- Goal -
Return all of the data exactly, with nothing left out but the pictures.

- Data extract -

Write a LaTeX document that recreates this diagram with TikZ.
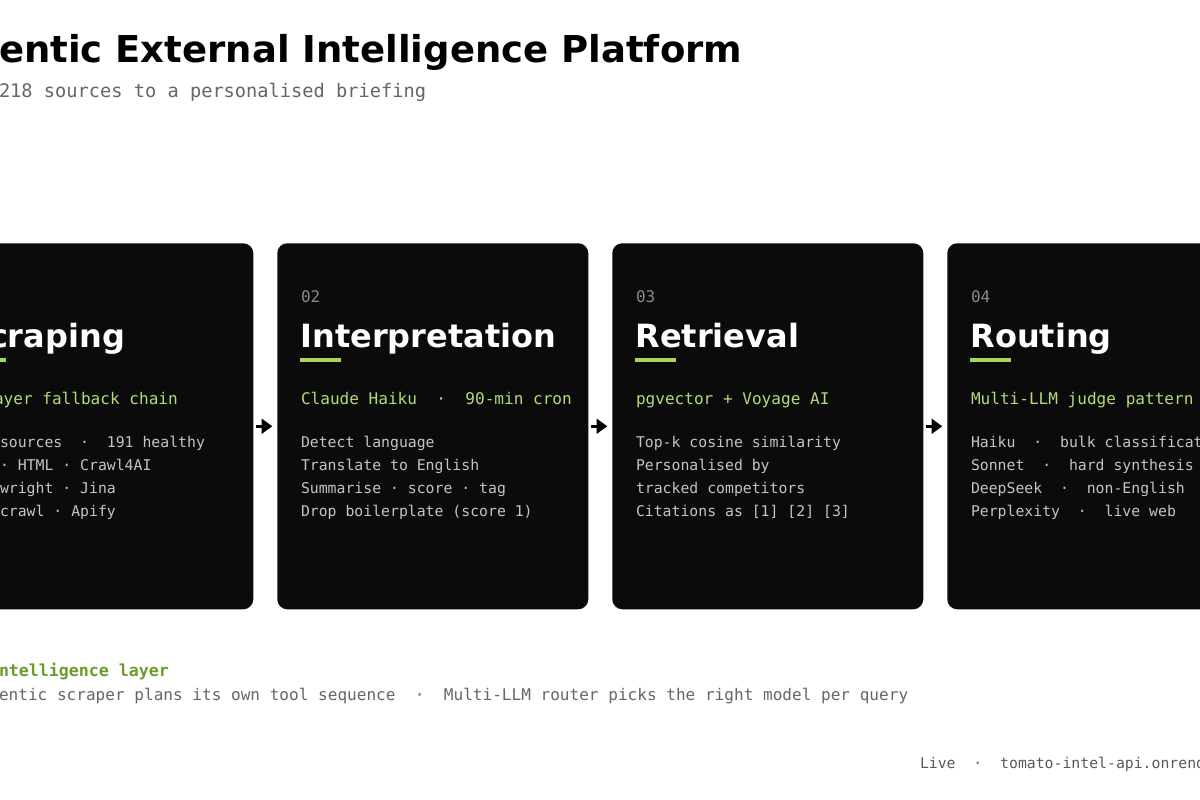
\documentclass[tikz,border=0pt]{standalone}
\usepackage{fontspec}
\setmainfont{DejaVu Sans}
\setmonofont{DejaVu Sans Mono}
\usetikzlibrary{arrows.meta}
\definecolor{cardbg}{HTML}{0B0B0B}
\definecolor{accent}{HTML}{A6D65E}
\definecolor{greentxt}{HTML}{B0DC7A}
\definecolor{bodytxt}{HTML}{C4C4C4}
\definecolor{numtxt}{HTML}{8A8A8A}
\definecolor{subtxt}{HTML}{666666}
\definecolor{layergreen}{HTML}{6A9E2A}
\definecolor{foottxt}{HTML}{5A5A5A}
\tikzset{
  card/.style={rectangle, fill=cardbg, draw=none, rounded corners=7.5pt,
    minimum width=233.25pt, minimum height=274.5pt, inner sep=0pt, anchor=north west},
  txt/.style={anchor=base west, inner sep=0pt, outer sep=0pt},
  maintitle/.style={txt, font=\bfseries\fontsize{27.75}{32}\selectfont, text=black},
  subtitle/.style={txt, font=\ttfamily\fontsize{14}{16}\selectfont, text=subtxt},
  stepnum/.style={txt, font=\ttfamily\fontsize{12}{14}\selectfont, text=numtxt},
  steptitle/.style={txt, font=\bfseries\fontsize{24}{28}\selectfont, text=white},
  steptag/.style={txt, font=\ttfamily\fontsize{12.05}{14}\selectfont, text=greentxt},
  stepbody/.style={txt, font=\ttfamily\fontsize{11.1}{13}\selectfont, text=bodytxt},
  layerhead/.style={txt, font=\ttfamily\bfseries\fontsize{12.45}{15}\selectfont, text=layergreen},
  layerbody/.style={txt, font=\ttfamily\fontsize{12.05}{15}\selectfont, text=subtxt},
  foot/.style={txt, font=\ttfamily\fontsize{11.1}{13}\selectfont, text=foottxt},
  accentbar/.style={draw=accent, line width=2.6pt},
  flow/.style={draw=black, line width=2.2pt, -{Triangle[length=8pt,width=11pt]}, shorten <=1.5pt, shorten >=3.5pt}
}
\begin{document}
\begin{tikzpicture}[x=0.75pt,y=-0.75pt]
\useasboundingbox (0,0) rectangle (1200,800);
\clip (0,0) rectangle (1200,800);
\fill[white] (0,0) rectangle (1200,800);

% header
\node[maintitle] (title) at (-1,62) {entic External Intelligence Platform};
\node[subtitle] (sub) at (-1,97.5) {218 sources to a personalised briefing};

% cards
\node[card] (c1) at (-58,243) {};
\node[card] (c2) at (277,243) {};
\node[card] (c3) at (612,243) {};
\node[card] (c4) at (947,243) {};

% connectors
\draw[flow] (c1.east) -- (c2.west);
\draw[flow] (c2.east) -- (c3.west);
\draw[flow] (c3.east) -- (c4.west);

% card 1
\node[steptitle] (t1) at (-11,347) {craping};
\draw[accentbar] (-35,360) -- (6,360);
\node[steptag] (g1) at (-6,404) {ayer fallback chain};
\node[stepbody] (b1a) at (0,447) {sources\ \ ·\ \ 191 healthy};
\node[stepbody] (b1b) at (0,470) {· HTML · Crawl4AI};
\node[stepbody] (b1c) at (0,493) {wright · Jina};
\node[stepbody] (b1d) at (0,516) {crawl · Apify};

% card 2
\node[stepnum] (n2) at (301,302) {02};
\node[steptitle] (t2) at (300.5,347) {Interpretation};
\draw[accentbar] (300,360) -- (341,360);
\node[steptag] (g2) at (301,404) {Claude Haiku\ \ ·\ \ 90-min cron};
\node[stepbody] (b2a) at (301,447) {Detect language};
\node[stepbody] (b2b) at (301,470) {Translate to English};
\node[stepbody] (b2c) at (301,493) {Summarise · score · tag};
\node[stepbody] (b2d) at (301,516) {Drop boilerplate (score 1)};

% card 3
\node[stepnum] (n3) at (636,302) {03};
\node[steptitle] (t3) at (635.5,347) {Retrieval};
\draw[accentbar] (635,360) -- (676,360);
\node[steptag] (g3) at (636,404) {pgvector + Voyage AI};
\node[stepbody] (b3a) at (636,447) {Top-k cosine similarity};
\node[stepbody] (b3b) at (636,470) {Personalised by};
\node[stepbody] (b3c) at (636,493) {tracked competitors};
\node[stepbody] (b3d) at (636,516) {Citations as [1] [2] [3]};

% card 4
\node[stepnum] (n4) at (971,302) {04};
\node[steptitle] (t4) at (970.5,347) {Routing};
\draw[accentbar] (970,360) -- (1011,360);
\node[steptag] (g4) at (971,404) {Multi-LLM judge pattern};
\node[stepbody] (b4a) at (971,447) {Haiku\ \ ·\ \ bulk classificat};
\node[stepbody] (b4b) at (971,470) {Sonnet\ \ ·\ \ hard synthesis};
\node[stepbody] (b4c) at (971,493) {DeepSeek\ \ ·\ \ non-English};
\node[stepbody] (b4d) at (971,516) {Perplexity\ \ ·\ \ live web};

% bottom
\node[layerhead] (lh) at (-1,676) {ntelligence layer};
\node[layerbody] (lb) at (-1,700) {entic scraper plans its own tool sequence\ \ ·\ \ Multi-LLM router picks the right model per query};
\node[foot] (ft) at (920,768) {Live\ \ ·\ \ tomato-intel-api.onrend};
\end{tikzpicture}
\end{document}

- Complete answer -
Write a LaTeX document that recreates this diagram with TikZ.
\documentclass[tikz,border=0pt]{standalone}
\usepackage{fontspec}
\setmainfont{DejaVu Sans}
\setmonofont{DejaVu Sans Mono}
\usetikzlibrary{arrows.meta}
\definecolor{cardbg}{HTML}{0B0B0B}
\definecolor{accent}{HTML}{A6D65E}
\definecolor{greentxt}{HTML}{B0DC7A}
\definecolor{bodytxt}{HTML}{C4C4C4}
\definecolor{numtxt}{HTML}{8A8A8A}
\definecolor{subtxt}{HTML}{666666}
\definecolor{layergreen}{HTML}{6A9E2A}
\definecolor{foottxt}{HTML}{5A5A5A}
\tikzset{
  card/.style={rectangle, fill=cardbg, draw=none, rounded corners=7.5pt,
    minimum width=233.25pt, minimum height=274.5pt, inner sep=0pt, anchor=north west},
  txt/.style={anchor=base west, inner sep=0pt, outer sep=0pt},
  maintitle/.style={txt, font=\bfseries\fontsize{27.75}{32}\selectfont, text=black},
  subtitle/.style={txt, font=\ttfamily\fontsize{14}{16}\selectfont, text=subtxt},
  stepnum/.style={txt, font=\ttfamily\fontsize{12}{14}\selectfont, text=numtxt},
  steptitle/.style={txt, font=\bfseries\fontsize{24}{28}\selectfont, text=white},
  steptag/.style={txt, font=\ttfamily\fontsize{12.05}{14}\selectfont, text=greentxt},
  stepbody/.style={txt, font=\ttfamily\fontsize{11.1}{13}\selectfont, text=bodytxt},
  layerhead/.style={txt, font=\ttfamily\bfseries\fontsize{12.45}{15}\selectfont, text=layergreen},
  layerbody/.style={txt, font=\ttfamily\fontsize{12.05}{15}\selectfont, text=subtxt},
  foot/.style={txt, font=\ttfamily\fontsize{11.1}{13}\selectfont, text=foottxt},
  accentbar/.style={draw=accent, line width=2.6pt},
  flow/.style={draw=black, line width=2.2pt, -{Triangle[length=8pt,width=11pt]}, shorten <=1.5pt, shorten >=3.5pt}
}
\begin{document}
\begin{tikzpicture}[x=0.75pt,y=-0.75pt]
\useasboundingbox (0,0) rectangle (1200,800);
\clip (0,0) rectangle (1200,800);
\fill[white] (0,0) rectangle (1200,800);

% header
\node[maintitle] (title) at (-1,62) {entic External Intelligence Platform};
\node[subtitle] (sub) at (-1,97.5) {218 sources to a personalised briefing};

% cards
\node[card] (c1) at (-58,243) {};
\node[card] (c2) at (277,243) {};
\node[card] (c3) at (612,243) {};
\node[card] (c4) at (947,243) {};

% connectors
\draw[flow] (c1.east) -- (c2.west);
\draw[flow] (c2.east) -- (c3.west);
\draw[flow] (c3.east) -- (c4.west);

% card 1
\node[steptitle] (t1) at (-11,347) {craping};
\draw[accentbar] (-35,360) -- (6,360);
\node[steptag] (g1) at (-6,404) {ayer fallback chain};
\node[stepbody] (b1a) at (0,447) {sources\ \ ·\ \ 191 healthy};
\node[stepbody] (b1b) at (0,470) {· HTML · Crawl4AI};
\node[stepbody] (b1c) at (0,493) {wright · Jina};
\node[stepbody] (b1d) at (0,516) {crawl · Apify};

% card 2
\node[stepnum] (n2) at (301,302) {02};
\node[steptitle] (t2) at (300.5,347) {Interpretation};
\draw[accentbar] (300,360) -- (341,360);
\node[steptag] (g2) at (301,404) {Claude Haiku\ \ ·\ \ 90-min cron};
\node[stepbody] (b2a) at (301,447) {Detect language};
\node[stepbody] (b2b) at (301,470) {Translate to English};
\node[stepbody] (b2c) at (301,493) {Summarise · score · tag};
\node[stepbody] (b2d) at (301,516) {Drop boilerplate (score 1)};

% card 3
\node[stepnum] (n3) at (636,302) {03};
\node[steptitle] (t3) at (635.5,347) {Retrieval};
\draw[accentbar] (635,360) -- (676,360);
\node[steptag] (g3) at (636,404) {pgvector + Voyage AI};
\node[stepbody] (b3a) at (636,447) {Top-k cosine similarity};
\node[stepbody] (b3b) at (636,470) {Personalised by};
\node[stepbody] (b3c) at (636,493) {tracked competitors};
\node[stepbody] (b3d) at (636,516) {Citations as [1] [2] [3]};

% card 4
\node[stepnum] (n4) at (971,302) {04};
\node[steptitle] (t4) at (970.5,347) {Routing};
\draw[accentbar] (970,360) -- (1011,360);
\node[steptag] (g4) at (971,404) {Multi-LLM judge pattern};
\node[stepbody] (b4a) at (971,447) {Haiku\ \ ·\ \ bulk classificat};
\node[stepbody] (b4b) at (971,470) {Sonnet\ \ ·\ \ hard synthesis};
\node[stepbody] (b4c) at (971,493) {DeepSeek\ \ ·\ \ non-English};
\node[stepbody] (b4d) at (971,516) {Perplexity\ \ ·\ \ live web};

% bottom
\node[layerhead] (lh) at (-1,676) {ntelligence layer};
\node[layerbody] (lb) at (-1,700) {entic scraper plans its own tool sequence\ \ ·\ \ Multi-LLM router picks the right model per query};
\node[foot] (ft) at (920,768) {Live\ \ ·\ \ tomato-intel-api.onrend};
\end{tikzpicture}
\end{document}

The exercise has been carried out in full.